- DIRECTION
From the first line of the data below through the line holding "const plotBottom = height - margin.bottom;", output each line exactly and leave the pictures out.

- INFORMATION SUPPLIED
::::::::
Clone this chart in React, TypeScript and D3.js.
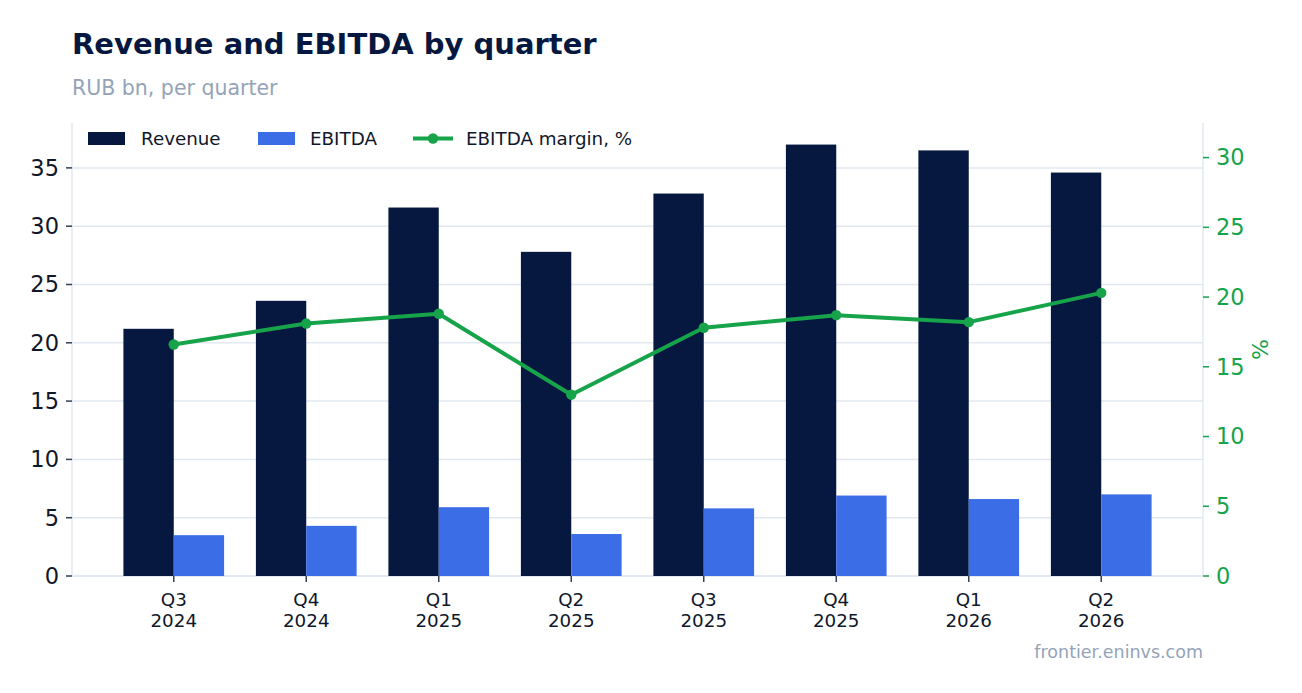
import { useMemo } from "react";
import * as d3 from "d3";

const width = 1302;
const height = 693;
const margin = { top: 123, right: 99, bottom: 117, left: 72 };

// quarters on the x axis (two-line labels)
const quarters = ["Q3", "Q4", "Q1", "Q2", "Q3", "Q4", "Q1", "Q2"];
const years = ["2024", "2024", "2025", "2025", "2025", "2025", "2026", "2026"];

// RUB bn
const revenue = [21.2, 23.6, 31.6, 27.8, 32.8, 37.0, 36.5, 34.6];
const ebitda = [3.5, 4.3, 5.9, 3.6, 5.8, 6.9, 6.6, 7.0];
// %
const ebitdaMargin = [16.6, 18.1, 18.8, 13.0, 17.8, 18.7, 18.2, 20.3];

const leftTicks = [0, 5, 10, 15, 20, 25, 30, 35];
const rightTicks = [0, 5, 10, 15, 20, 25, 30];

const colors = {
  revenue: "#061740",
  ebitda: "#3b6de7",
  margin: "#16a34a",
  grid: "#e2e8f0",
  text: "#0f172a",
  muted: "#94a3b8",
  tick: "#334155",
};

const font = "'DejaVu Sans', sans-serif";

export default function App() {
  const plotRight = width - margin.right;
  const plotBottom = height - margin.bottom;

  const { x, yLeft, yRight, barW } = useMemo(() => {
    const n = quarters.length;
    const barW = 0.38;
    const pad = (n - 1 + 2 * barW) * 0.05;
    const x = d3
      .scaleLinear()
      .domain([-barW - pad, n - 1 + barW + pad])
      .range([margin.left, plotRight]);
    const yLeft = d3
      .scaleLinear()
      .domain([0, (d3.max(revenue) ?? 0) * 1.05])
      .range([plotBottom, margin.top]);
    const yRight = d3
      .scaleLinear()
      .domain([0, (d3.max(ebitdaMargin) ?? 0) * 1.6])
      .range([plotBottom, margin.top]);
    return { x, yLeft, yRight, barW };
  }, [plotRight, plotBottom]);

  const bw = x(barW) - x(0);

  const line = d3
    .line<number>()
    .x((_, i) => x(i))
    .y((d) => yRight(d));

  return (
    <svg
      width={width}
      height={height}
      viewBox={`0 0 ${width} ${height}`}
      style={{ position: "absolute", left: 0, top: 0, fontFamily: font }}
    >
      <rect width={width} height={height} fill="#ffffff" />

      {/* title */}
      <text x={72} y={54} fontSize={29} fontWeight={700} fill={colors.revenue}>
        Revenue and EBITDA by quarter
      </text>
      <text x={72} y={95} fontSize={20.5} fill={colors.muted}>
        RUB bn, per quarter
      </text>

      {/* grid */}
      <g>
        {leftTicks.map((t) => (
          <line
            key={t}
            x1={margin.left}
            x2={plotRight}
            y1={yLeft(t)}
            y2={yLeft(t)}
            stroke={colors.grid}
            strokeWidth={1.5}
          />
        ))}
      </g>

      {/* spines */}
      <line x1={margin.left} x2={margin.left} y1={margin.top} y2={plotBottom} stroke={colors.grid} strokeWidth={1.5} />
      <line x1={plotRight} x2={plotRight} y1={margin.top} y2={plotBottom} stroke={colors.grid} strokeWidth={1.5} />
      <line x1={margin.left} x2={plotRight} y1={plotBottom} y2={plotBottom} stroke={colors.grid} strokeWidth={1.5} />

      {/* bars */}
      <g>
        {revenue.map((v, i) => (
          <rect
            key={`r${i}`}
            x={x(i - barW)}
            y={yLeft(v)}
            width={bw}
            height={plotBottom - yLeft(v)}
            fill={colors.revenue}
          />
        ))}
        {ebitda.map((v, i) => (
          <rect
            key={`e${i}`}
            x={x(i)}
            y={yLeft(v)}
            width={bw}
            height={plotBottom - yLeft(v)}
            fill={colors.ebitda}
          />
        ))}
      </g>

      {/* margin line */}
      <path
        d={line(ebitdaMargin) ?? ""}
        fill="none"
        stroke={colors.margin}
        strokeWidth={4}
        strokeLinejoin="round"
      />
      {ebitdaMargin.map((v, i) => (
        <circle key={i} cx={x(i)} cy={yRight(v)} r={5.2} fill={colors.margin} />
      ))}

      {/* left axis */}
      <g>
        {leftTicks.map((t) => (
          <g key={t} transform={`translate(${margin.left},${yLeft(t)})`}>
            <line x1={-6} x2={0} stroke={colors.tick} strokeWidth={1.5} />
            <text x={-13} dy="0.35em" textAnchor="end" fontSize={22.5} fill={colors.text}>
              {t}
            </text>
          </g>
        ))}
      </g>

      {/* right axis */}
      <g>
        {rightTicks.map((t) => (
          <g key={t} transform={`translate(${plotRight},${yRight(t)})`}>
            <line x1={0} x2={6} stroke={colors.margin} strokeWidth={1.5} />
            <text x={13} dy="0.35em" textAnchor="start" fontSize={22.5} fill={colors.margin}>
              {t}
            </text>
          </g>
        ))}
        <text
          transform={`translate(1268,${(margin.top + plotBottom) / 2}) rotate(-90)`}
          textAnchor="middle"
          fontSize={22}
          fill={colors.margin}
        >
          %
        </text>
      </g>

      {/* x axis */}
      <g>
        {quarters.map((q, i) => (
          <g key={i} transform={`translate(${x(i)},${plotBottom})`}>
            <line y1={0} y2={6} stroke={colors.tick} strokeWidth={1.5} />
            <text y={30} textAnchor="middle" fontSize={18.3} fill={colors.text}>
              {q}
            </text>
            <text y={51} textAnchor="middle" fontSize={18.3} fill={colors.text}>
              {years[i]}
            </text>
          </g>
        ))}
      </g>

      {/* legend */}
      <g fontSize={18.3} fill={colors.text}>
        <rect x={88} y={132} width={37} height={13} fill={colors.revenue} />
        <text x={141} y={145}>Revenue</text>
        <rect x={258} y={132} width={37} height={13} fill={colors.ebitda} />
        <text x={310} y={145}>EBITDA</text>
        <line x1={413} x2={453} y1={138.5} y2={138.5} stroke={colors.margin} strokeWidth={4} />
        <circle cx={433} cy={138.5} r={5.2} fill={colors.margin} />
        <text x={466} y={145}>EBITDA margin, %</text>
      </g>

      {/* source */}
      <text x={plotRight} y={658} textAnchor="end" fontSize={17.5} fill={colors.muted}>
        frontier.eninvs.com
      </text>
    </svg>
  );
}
::::::::
- WRITTEN RESPONSE
Clone this chart in React, TypeScript and D3.js.
import { useMemo } from "react";
import * as d3 from "d3";

const width = 1302;
const height = 693;
const margin = { top: 123, right: 99, bottom: 117, left: 72 };

// quarters on the x axis (two-line labels)
const quarters = ["Q3", "Q4", "Q1", "Q2", "Q3", "Q4", "Q1", "Q2"];
const years = ["2024", "2024", "2025", "2025", "2025", "2025", "2026", "2026"];

// RUB bn
const revenue = [21.2, 23.6, 31.6, 27.8, 32.8, 37.0, 36.5, 34.6];
const ebitda = [3.5, 4.3, 5.9, 3.6, 5.8, 6.9, 6.6, 7.0];
// %
const ebitdaMargin = [16.6, 18.1, 18.8, 13.0, 17.8, 18.7, 18.2, 20.3];

const leftTicks = [0, 5, 10, 15, 20, 25, 30, 35];
const rightTicks = [0, 5, 10, 15, 20, 25, 30];

const colors = {
  revenue: "#061740",
  ebitda: "#3b6de7",
  margin: "#16a34a",
  grid: "#e2e8f0",
  text: "#0f172a",
  muted: "#94a3b8",
  tick: "#334155",
};

const font = "'DejaVu Sans', sans-serif";

export default function App() {
  const plotRight = width - margin.right;
  const plotBottom = height - margin.bottom;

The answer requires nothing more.